Drama Of Discovery Draws Amateur Archaeologists, Says UF Researcher
April 26, 1996
GAINESVILLE—Learning something new about something old explains part of archaeology’s lure to legions of amateurs who follow their passion despite bug bites, bad food and nonexistent plumbing, says a University of Florida anthropologist.
“There is nothing quite like holding a 10,000-year-old stone spearhead in your hand and trying to recreate why it was made and how it was used,” said Barbara Purdy, a UF anthropology professor emeritus and author of the new book “How to do Archaeology the Right Way.” “Although a painstaking science, archaeology is also a very human science because it connects us to the people of the past.”
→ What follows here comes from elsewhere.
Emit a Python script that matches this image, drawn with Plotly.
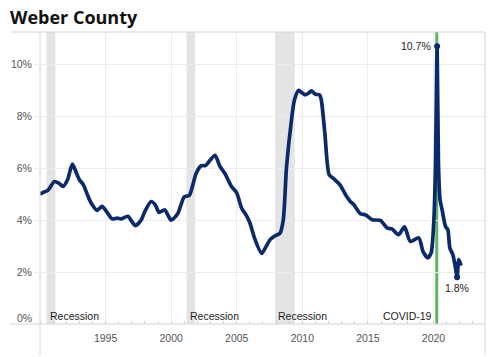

Yet the drama of discovery is rare, compared to the drudgery of the work and occupational hazards of field sites that are sometimes remote and primitive, she said.
Purdy encounters many people who say they have always wanted to be archaeologists. “Most of the time archaeology is not exciting at all,” she said. “It is dirty, tedious, underfunded work that carries the danger of bug bites, snake bites, bad weather, bad food, and in some cases, bad company.”
Florida is a bonanza to archaeologists because its rich, water-saturated peat bogs beautifully preserve ancient wood carvings, whole hickory nuts and squash seeds, which give valuable dietary clues. Even human brain tissue is sometimes found preserved, she said.
“Archaeologists around the world are simply amazed at the information we have in Florida,” Purdy said. “One wonders why everybody gets so excited about the Ice Man of the Alps — one man with a few tools — when we have unbelievably spectacular sites in Florida like Windover, where brain tissue was found oozing out of human crania.”
Purdy believes one reason the Ice Man gets more respect than Florida’s antiquities is that Americans of European descent consider the Ice Man their ancestor, in contrast to the Native Americans who lived here thousands of years ago.
People are similarly more impressed with archaeological finds from other parts of the world. “Whenever there is a traveling exhibit like King Tut or gold masks from China, literally millions of people try to see them,” Purdy said. “But the skills involved in fashioning some of the materials we have in Florida are equally as great as the skills needed to fashion gold or silver or stone.”
The springs are one feature of Florida’s natural environment that draws increasing numbers of amateurs to archaeology, be it to search for rare Paleo-Indian artifacts, treasures from 17th-century shipwrecks or fossilized remains of Pleistocene mammals, Purdy said. By identifying and reporting these underwater sites to professional archaeologists, amateurs perform a valuable service for professional archaeologists, many of whom do not dive.
Amateur and professional archaeologists have maintained a love-hate relationship over the years because, while amateurs can help the professionals, they can also foul up scientific research when they dig improperly and plunder, Purdy said.
“Since professionals go about their work very systematically, they don’t have time to open up as much territory and are less likely to find pristine, beautiful pieces,” she said. “That’s why all the real goodies are in the hands of amateurs.”
One of the most common mistakes amateurs make is not collecting everything they find at a site. “They’ll take only the spearheads, or the pottery bowls, or maybe a human skull and put it on their mantle,” Purdy said.
If they find stone spearheads with pottery sherds, they take only the spearheads because the pots are not intact, she said.
“How often are you going to find a whole pot?” Purdy said. “Archaeologists use the sherds to date and interpret the people’s way of life. Because the time period is often in limbo, these pieces of pottery are important.”
Pottery indicates that a site is younger than 4,000 years because ceramics did not exist in Florida before then, she explained.
Despite some bad examples, many amateurs yearn to learn proper techniques, often joining local archaeology groups to do so, Purdy said. And in a rapidly growing state like Florida, the biggest future threat to the state’s archaeological heritage comes not from the amateurs, but from development, she said.